Wight: He is completely correct in his formulation and in his statement, but unfortunately the reality is rather different on the ground because what we see are rogue states in the Middle East, I am speaking here particularly of Israel and Saudi Arabia which are both underpinned by religious sectarianism and are both close allies of the West. Both states speak the language of anti-terrorism but in fact … practice … terrorism whether it is in the case of Israel against the subjugated Palestinian people who are engaged in a long-lasting struggle for their legitimate rights, and the Saudis who use proxies which we see the consequences of which in Syria and in Iraq.

So until there is a recognition of the instability in the region and the causes and we remove the ideological blinkers in a geopolitical agendas at work here, then it is very difficult to see any concrete progress being made when it comes to tackling terrorism. Of course there does need to be international cooperation. Countries such as Iran and Russia have been calling for such cooperation for quite a few number of years now because international terrorism is proliferated rather than lessened in the wake of the killing of Osama bin Laden in 2011, which Washington presented as a seminal moment in the struggle against terrorism. If anything terrorism has increased, we have to look at its ideological foundations; we will have to look at the sectarian nature and in this regard we are centered on Riyadh, we cannot avoid its ideological … which is Wahhabism, which is a distortion of Sunni Islam, which has managed to summate huge influence over Sunni Islam both in the region and throughout the Islamic Ummah in the world.

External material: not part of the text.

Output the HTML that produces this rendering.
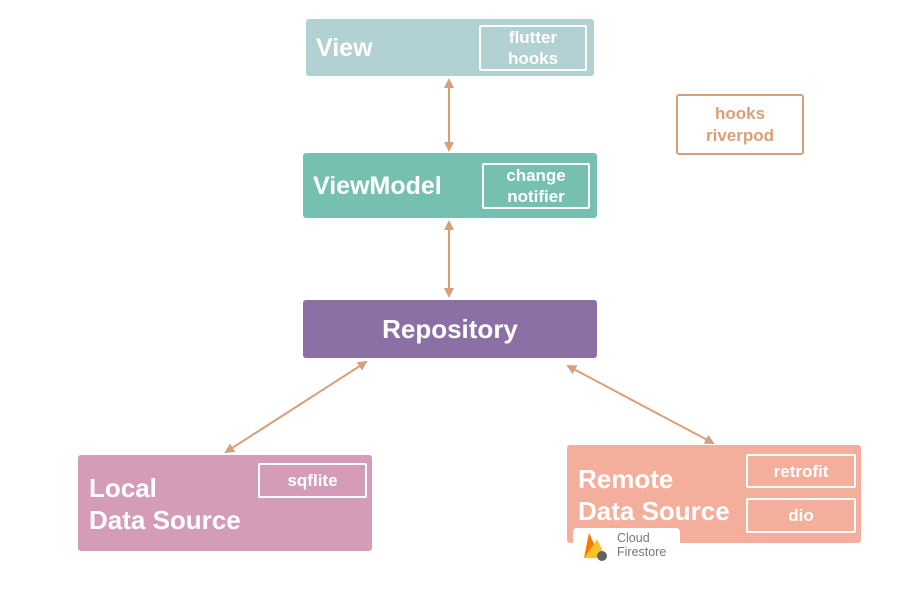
<!DOCTYPE html>
<html><head><meta charset="utf-8"><style>
body{margin:0;width:900px;height:600px;background:#fff;position:relative;overflow:hidden;font-family:"Liberation Sans",sans-serif;font-weight:bold;color:#fff}
.b{position:absolute;border-radius:3px}
.i{position:absolute;border:2.5px solid #fff;border-radius:2px;box-sizing:border-box;display:flex;align-items:center;justify-content:center;text-align:center;font-size:17px;line-height:21px}
.t{position:absolute;font-size:26px;line-height:32px}
</style></head><body>
<div class="b" style="left:306px;top:19px;width:288px;height:57px;background:#b1d1d3"></div>
<div class="t" style="left:316px;top:32px;font-size:25px">View</div>
<div class="i" style="left:479px;top:25px;width:108px;height:46px">flutter<br>hooks</div>

<div class="b" style="left:303px;top:153px;width:294px;height:65px;background:#76c0b1"></div>
<div class="t" style="left:313px;top:170px;font-size:25px">ViewModel</div>
<div class="i" style="left:482px;top:163px;width:108px;height:46px">change<br>notifier</div>

<div class="b" style="left:303px;top:300px;width:294px;height:58px;background:#8a70a4"></div>
<div class="t" style="left:303px;width:294px;text-align:center;top:313px">Repository</div>

<div class="b" style="left:78px;top:455px;width:294px;height:96px;background:#d49cb9"></div>
<div class="t" style="left:89px;top:472px">Local<br>Data Source</div>
<div class="i" style="left:258px;top:463px;width:109px;height:35px">sqflite</div>

<div class="b" style="left:567px;top:445px;width:294px;height:98px;background:#f4ae9c"></div>
<div class="t" style="left:578px;top:463px">Remote<br>Data Source</div>
<div class="i" style="left:746px;top:454px;width:110px;height:34px">retrofit</div>
<div class="i" style="left:746px;top:498px;width:110px;height:35px">dio</div>

<div style="position:absolute;left:573px;top:528px;width:107px;height:34px;background:#fff;border-radius:4px 4px 0 0"></div>
<svg style="position:absolute;left:580px;top:530px" width="30" height="32" viewBox="0 0 30 32">
<path d="M4 28 L9 3 L14 14 L17 9 L26 28 Z" fill="#fbc02d"/><path d="M4 28 L9 3 L14 14 Z" fill="#f57c00"/>
<circle cx="22" cy="26" r="5" fill="#616161"/></svg>
<div style="position:absolute;left:617px;top:531px;color:#777;font-weight:normal;font-size:12.5px;line-height:14px">Cloud<br>Firestore</div>

<div style="position:absolute;left:676px;top:94px;width:128px;height:61px;box-sizing:border-box;border:2.5px solid #d8a078;border-radius:3px;color:#d8a078;font-size:17px;line-height:22px;display:flex;align-items:center;justify-content:center;text-align:center">hooks<br>riverpod</div>

<svg style="position:absolute;left:0;top:0" width="900" height="600">
<defs><marker id="a" markerWidth="10" markerHeight="10" refX="8" refY="5" orient="auto-start-reverse" markerUnits="userSpaceOnUse"><path d="M0 0 L10 5 L0 10 Z" fill="#d8a07a"/></marker></defs>
<g stroke="#d8a07a" stroke-width="2" marker-start="url(#a)" marker-end="url(#a)">
<line x1="449" y1="80" x2="449" y2="150"/>
<line x1="449" y1="222" x2="449" y2="296"/>
<line x1="366" y1="362" x2="226" y2="452"/>
<line x1="568" y1="366" x2="713" y2="443"/>
</g></svg>
</body></html>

Press TV: The Iranian vice FM Morteza Sarmadi also said that the best way to settle differences among nations is in fact diplomacy, could be alluding to not only Syria but also to Yemen which has continuously been suffering from the Saudi bombardments on its civilian infrastructure. Talk to us more about that as well.

Wight: It is interesting that the conflict in Yemen has hardly registered a blip on the radar of Western media where all focus is on Syria. In Yemen we see a very unholy alliance between the West and Saudi Arabia who at best, the West is at best turning a blind eye to the Saudi air campaign against Yemeni civilians who are fighting for their rights against the sectarian government there and aided in this regard by Western weaponry. The Saudis are the West’s best customer for Western arms and it is a very lucrative trade and until this nexus of unholy alliance is broken, then this will continue. This idea that there is one law for one country and one law for another which one country has been guaranteed an exceptional status its violence is supported or at least is ignored, whereas the violence of other countries defending themselves against terrorism is treated as criminal and these countries are subjected to sanctions and are threatened with military intervention. … double standards, this hypocrisy that lies at the root of the instability in the region and until equal rights and equal status are accorded to people fighting in Yemen, as people fighting in Syria and Iraq, then we have never returned to anything close to or approximating to stability and security. The international law must be applied universally, cannot be applied here and not applied there. This exceptionalism must end as a matter of urgency I will suggest.